Contrary to expectations, this is not a low-budget sequel to the 2006 Hollywood movie "Snakes On A Plane." The snake on this plane, bound from Cairns, Australia, to Port Moresby, Papua New Guinea, was decidedly real.
About 20 minutes into the Thursday morning flight, reports the Sun-Herald, a woman notified cabin crews there seemed to be a snake on the wing.
Skepticism turned to disbelief, then sadness, as passengers realized there was indeed a snake hitching a ride on the aircraft -- and it was fighting for its life. While it had initially been safely tucked away, a gust of wind soon extended the cold-blooded creature, fully exposing it to the 10-degree temperatures outside.
"There was no panic," passenger Robert Weber told the Sun Herald. "At no time did anyone stop to consider that there might be others on board.''
An expert later identified the snake to the BBC as a 10-foot long scrub python, Australia's longest species of snake.
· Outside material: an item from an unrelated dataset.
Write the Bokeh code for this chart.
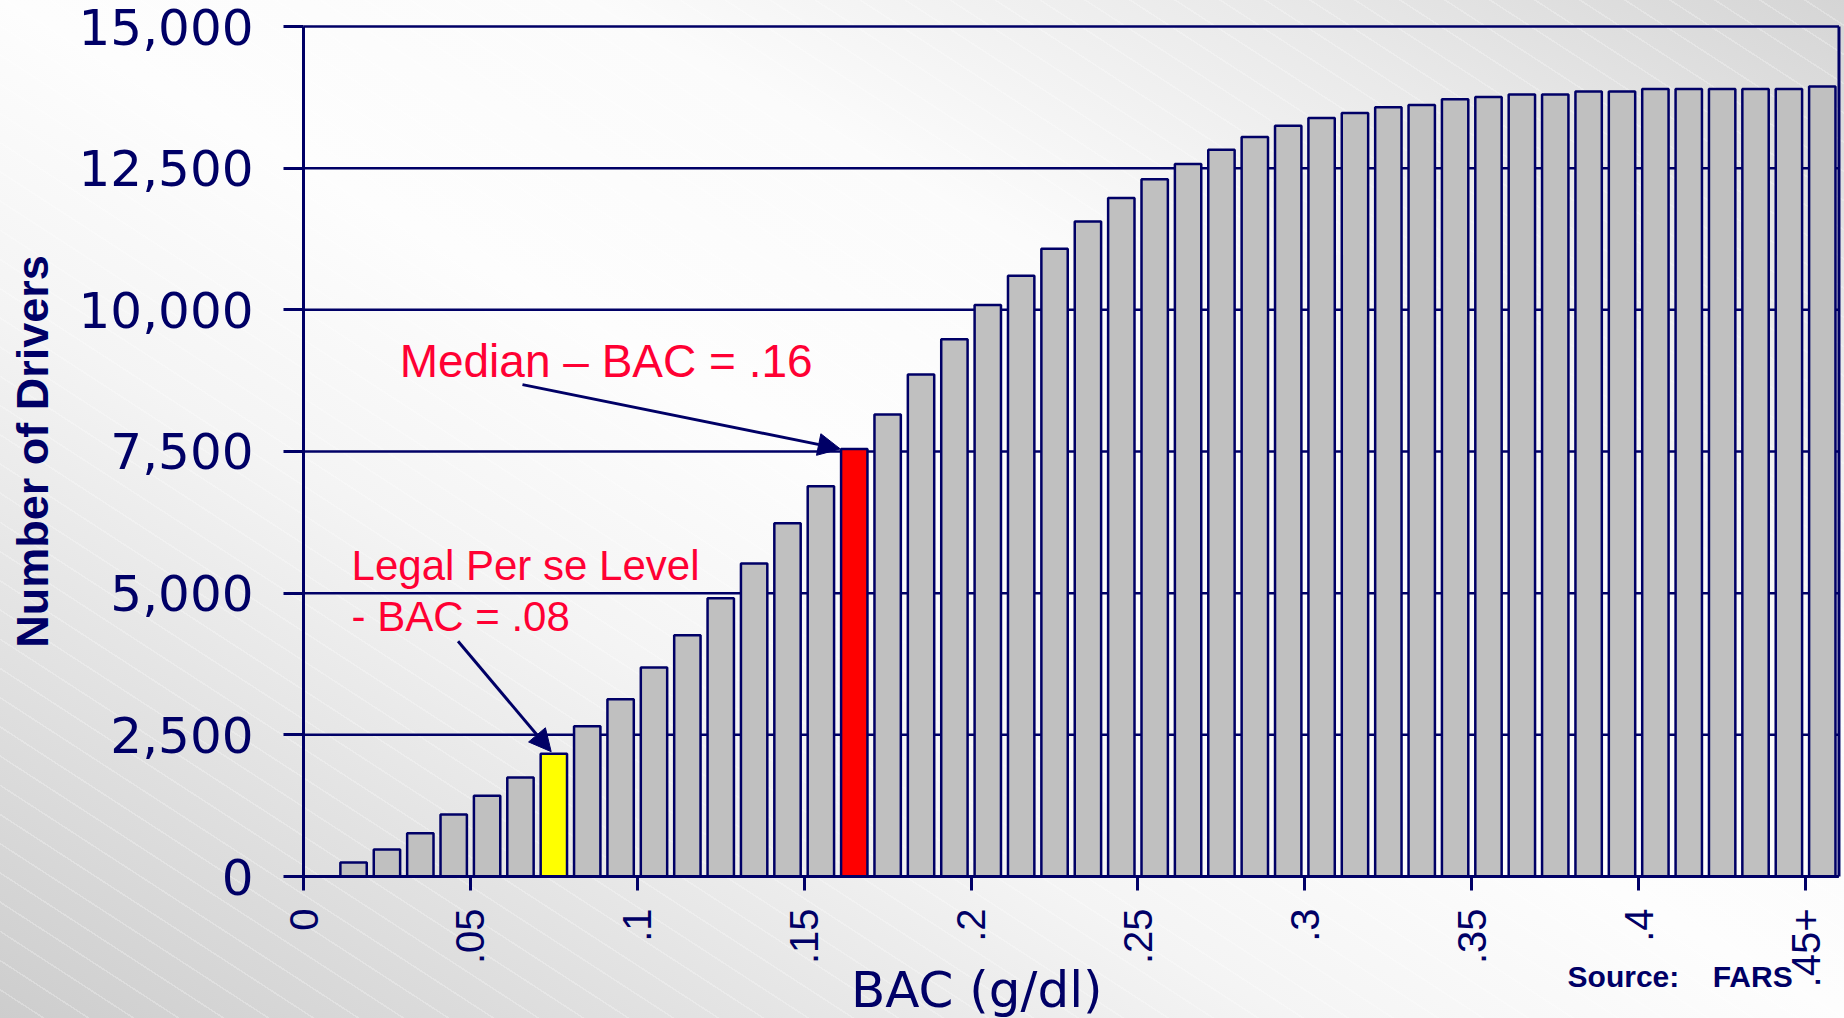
import math

from bokeh.embed import file_html
from bokeh.models import (Arrow, FixedTicker, Label, NormalHead,
                          NumeralTickFormatter, Range1d, ColumnDataSource)
from bokeh.plotting import figure
from bokeh.resources import INLINE

# ---- data: cumulative number of drivers by BAC bin (g/dl) ----
bac_bin = [0.01, 0.02, 0.03, 0.04, 0.05, 0.06, 0.07, 0.08, 0.09, 0.10,
           0.11, 0.12, 0.13, 0.14, 0.15, 0.16, 0.17, 0.18, 0.19, 0.20,
           0.21, 0.22, 0.23, 0.24, 0.25, 0.26, 0.27, 0.28, 0.29, 0.30,
           0.31, 0.32, 0.33, 0.34, 0.35, 0.36, 0.37, 0.38, 0.39, 0.40,
           0.41, 0.42, 0.43, 0.44, 0.45]
drivers = [247, 476, 764, 1094, 1424, 1747, 2168, 2652, 3128, 3687,
           4257, 4910, 5522, 6233, 6886, 7546, 8151, 8860, 9483, 10085,
           10603, 11080, 11558, 11973, 12305, 12575, 12823, 13052, 13250, 13386,
           13474, 13573, 13615, 13714, 13756, 13802, 13802, 13855, 13855, 13897,
           13897, 13897, 13897, 13897, 13943]

x_tick_values = [0, 0.05, 0.1, 0.15, 0.2, 0.25, 0.3, 0.35, 0.4, 0.45]
x_tick_labels = ["0", ".05", ".1", ".15", ".2", ".25", ".3", ".35", ".4", ".45+"]
y_tick_values = [0, 2500, 5000, 7500, 10000, 12500, 15000]
x_max = 0.46

legal_idx = 6     # bar flagged as the legal per se level
median_idx = 15   # bar flagged as the median BAC

NAVY = "#000066"
RED = "#ff0033"
BAR_GREY = "#c0c0c0"

fills = [BAR_GREY] * len(bac_bin)
fills[legal_idx] = "#ffff00"
fills[median_idx] = "#ff0000"

src = ColumnDataSource(dict(
    x=[b + 0.005 for b in bac_bin],
    top=drivers,
    fill=fills,
))

# The plotting frame covers the whole canvas; both axes are pinned at zero so
# that tick labels, titles and notes all live inside the same frame.
p = figure(width=1844, height=1018, output_backend="svg", toolbar_location=None,
           title=None,
           x_range=Range1d(-0.090773, 0.461654),
           y_range=Range1d(-2505.88, 15458.82),
           min_border_left=0, min_border_right=0, min_border_top=0,
           min_border_bottom=0)

p.background_fill_alpha = 0
p.border_fill_alpha = 0
p.outline_line_color = None
p.styles = {
    "background-image": (
        "repeating-linear-gradient(33deg, rgba(255,255,255,0) 0px, "
        "rgba(255,255,255,0) 23px, rgba(255,255,255,0.25) 23px, "
        "rgba(255,255,255,0.25) 24.5px), "
        "linear-gradient(to top right, #cdcdcd 0%, #f4f4f4 35%, #fdfdfd 50%, "
        "#fbfbfb 66%, #e9e9e9 84%, #d5d5d5 100%)"
    ),
}

p.xgrid.grid_line_color = None
p.ygrid.grid_line_color = None

# horizontal value lines (the top one closes the box), drawn behind the bars
p.segment(x0=[0] * len(y_tick_values), x1=[x_max] * len(y_tick_values),
          y0=y_tick_values, y1=y_tick_values, line_color=NAVY, line_width=2.5)
# right-hand border of the chart box
p.segment(x0=[x_max], y0=[y_tick_values[0]], x1=[x_max], y1=[y_tick_values[-1]],
          line_color=NAVY, line_width=3)

p.vbar(x="x", top="top", width=0.0079, bottom=0, source=src,
       fill_color="fill", line_color=NAVY, line_width=2.5)

# ---- axes ----
xa = p.xaxis[0]
xa.fixed_location = 0
xa.bounds = (0, x_max)
xa.ticker = FixedTicker(ticks=x_tick_values)
xa.major_label_overrides = {v: s for v, s in zip(x_tick_values, x_tick_labels)}
xa.major_label_orientation = math.pi / 2
xa.major_label_text_font = "Liberation Sans"
xa.major_label_text_font_size = "40px"
xa.major_label_text_color = NAVY
xa.major_label_standoff = 18
xa.major_tick_out = 14
xa.major_tick_in = 0
xa.minor_tick_line_color = None
xa.major_tick_line_color = NAVY
xa.major_tick_line_width = 3
xa.axis_line_color = NAVY
xa.axis_line_width = 3

ya = p.yaxis[0]
ya.fixed_location = 0
ya.bounds = (y_tick_values[0], y_tick_values[-1])
ya.ticker = FixedTicker(ticks=y_tick_values)
ya.formatter = NumeralTickFormatter(format="0,0")
ya.major_label_text_font = "DejaVu Sans"
ya.major_label_text_font_size = "50px"
ya.major_label_text_color = NAVY
ya.major_label_standoff = 30
ya.major_tick_out = 20
ya.major_tick_in = 0
ya.minor_tick_line_color = None
ya.major_tick_line_color = NAVY
ya.major_tick_line_width = 3
ya.axis_line_color = NAVY
ya.axis_line_width = 3

# axis titles and source note
p.add_layout(Label(x=-0.0812, y=7500, text="Number of Drivers", angle=math.pi / 2,
                   text_font="Liberation Sans", text_font_style="bold",
                   text_font_size="45px", text_color=NAVY,
                   text_align="center", text_baseline="alphabetic"))
p.add_layout(Label(x=0.164, y=-2010, text="BAC (g/dl)", text_font="DejaVu Sans",
                   text_font_size="50px", text_color=NAVY,
                   text_baseline="alphabetic"))
p.add_layout(Label(x=0.3787, y=-1764, text="Source:\u00a0\u00a0\u00a0\u00a0FARS",
                   text_font="Liberation Sans", text_font_style="bold",
                   text_font_size="30px", text_color=NAVY,
                   text_baseline="alphabetic"))

# ---- call-outs ----
p.add_layout(Label(x=0.0288, y=9100, text="Median \u2013 BAC = .16",
                   text_font="Liberation Sans", text_font_size="46px",
                   text_color=RED, text_baseline="alphabetic"))
p.add_layout(Label(x=0.0144, y=5480, text="Legal Per se Level",
                   text_font="Liberation Sans", text_font_size="42px",
                   text_color=RED, text_baseline="alphabetic"))
p.add_layout(Label(x=0.0144, y=4580, text="- BAC = .08",
                   text_font="Liberation Sans", text_font_size="42px",
                   text_color=RED, text_baseline="alphabetic"))

head_kw = dict(size=22, fill_color=NAVY, line_color=NAVY)
p.add_layout(Arrow(x_start=0.0656, y_start=8680,
                   x_end=bac_bin[median_idx] + 0.0008, y_end=drivers[median_idx],
                   line_color=NAVY, line_width=3, end=NormalHead(**head_kw)))
p.add_layout(Arrow(x_start=0.0463, y_start=4150,
                   x_end=bac_bin[legal_idx] + 0.0042, y_end=drivers[legal_idx] + 35,
                   line_color=NAVY, line_width=3, end=NormalHead(**head_kw)))

open("out.html", "w").write(file_html(p, INLINE))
"It appears as though the snake has initially crawled up inside the landing bay, maybe housed himself in there, and then crawled into the trailing ledge flap assembly," Paul Cousins, the president of the Australian Licensed Aircraft Engineers Association, explained to the outlet.
A Qantas representative told the Australian Times they'd never heard of this happening aboard their aircraft before.
As for the snake, the BBC reports it held on for the entire 1 hour, 50-minute flight, but ultimately did not survive the ordeal.